In Italia la differenza fra gestione efficiente e inefficiente dei crediti, e spesso la distanza fra insuccesso o successo nella gestione dei clienti, risiede in un acronimo di tre lettere UTP.

Che sta per Unlikely to Pay (UTP). Si tratta di inadempienze molto probabili, crediti che hanno già generato allerta e che sono fortemente a rischio di deteriorarsi.

Un tempo si chiamavano incagli, una categoria tipica del settore bancario italiano che la vigilanza unica non ha apprezzato, L’introduzione, nel 2016, del principio Ifrs 9, ha creato uno iato nei bilanci bancari.

Gioia del regolatore

Il nuovo principio contabile ha stabilito che il fondo di copertura per le perdite attese debba basarsi sul modello Expected Loss Model per rispondere alla necessità di recepire con maggiore tempestività le perdite attese.

Quando gli istituti italiani sono stati indotti a fare pulizia hanno falcidiato Npl e Utp con la stessa ferocia. Per la gioia del regolatore, e di alcuni nuovi concorrenti. Tra i primi a comprendere che l’acquisto di Utp nascondesse dei notevoli vantaggi è stato il triestino Giovanni Bossi, all’epoca in cui era ad di Banca Ifis.

Cherry Picking

Corrado Passera, ex amministratore delegato di Intesa Sanpaolo, quando ha fondato la sua Illimity Bank ha iniziato una seconda fase di massimizzazione degli Utp ovvero, l’acquisizione insieme al credito di una serie di relazioni industriali che, una volta riportato il credito in bonis, sono destinate ad arricchire e fare crescere la banca che le ha rilevate.

Bossi, che nel frattempo è uscito da Ifis e ha dato vita a una sua nuova creatura, ha creato una sorta di modello tailor made per la gestione dei crediti e della clientela.

Dalla fusione fra Banco delle Tre Venezie e Cherry 106 è nata Cherry Bank, di cui Bossi è socio di maggioranza relativa con una quota del 40,7%. Una banca che, con un anacoluto, si può definire come una Fintech conservatrice. La scelta di tenere la ciliegia nel nome e nel simbolo è un vezzo ma anche un messaggio di marketing nella misura in cui allude al concetto di «cherry picking», ossia alla capacità di selezionare le opportunità che creano valore per i clienti e per la Banca.

Giudizio finale

Cherry riprende molte delle attività time consuming, tipiche del modo di fare banca d’antan. L’ascolto delle esigenze del cliente, sia esso impresa o privato, è il punto di partenza, intendendo l’ascolto nel nel senso più ampio, fino al superamento del totem rappresentato dal rating creditizio.
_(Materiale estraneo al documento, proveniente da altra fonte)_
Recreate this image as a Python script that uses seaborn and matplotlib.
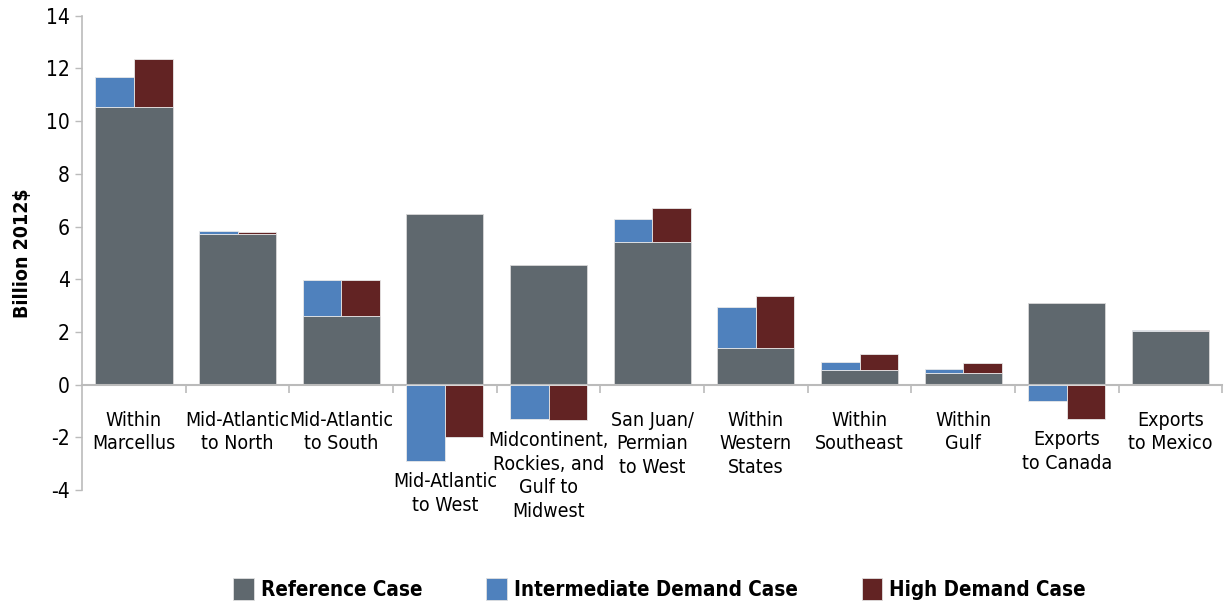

Il cliente viene valutato nella sua specificità e chi è concretamente deputato a dare il giudizio finale sulla pratica ha un margine di manovra e di decisione maggiore rispetto a quelli di una banca convenzionale.

Challenger bank italiane

Cherry Bank, che è una delle dodici challenger bank italiane, è nata con l’ambizione di esplodere il concetto di advisory alla clientela fino a comprendere la fornitura di soluzioni a largo raggio per le tutte le possibili problematiche finanziarie.

Dopo un solo anno di vita può già contare su un portafoglio di asset deteriorati acquisiti di 3,7 miliardi di euro nominali . Dalla nascita ha finalizzato 13 operazioni, tra cui la più rilevante è rappresentata da un portafoglio, originato dal settore bancario e acquisito nel mercato secondario per un valore nominale pari a 1,9 miliardi di euro.

Boutique per risparmiatori e imprese

I crediti acquisiti hanno riguardato complessivamente 191 mila posizioni debitorie, originate per oltre l’85% del valore totale dal segmento bancario, mentre circa il 15% fa riferimento al credito al consumo. Recentemente ha avviato la divisione Special Situations, nata con l'obiettivo di realizzare investimenti in aziende con business model sostenibili, ma che si trovino a fronteggiare una situazione finanziaria problematica.

La divisione guarderà a piccole e medie imprese che hanno perso l'accesso al credito tradizionale, ma che hanno potenzialità per stare sul mercato, e ne sosterrà lo sviluppo utilizzando, caso per caso, strumenti diversi di supporto.

Importante investimento

L’ultima nata è l’unita' di business, dedicata al Wealth Management che prevede un programma di assunzioni di un centinaio di private banker, con l'obiettivo di creare una boutique per risparmiatori e imprese.

«Abbiamo a piano – ha spiegato Bossi – un importante investimento sulle risorse. Se siamo consapevoli che per molte operazioni la digitalizzazione e' ormai necessaria, riteniamo che per la gestione dei risparmi, specialmente per conto di una clientela upper affluent, private e high net worth individual, la professionalita' del consulente e la capacita' di creare relazioni di valore con le persone restano requisiti fondamentali.»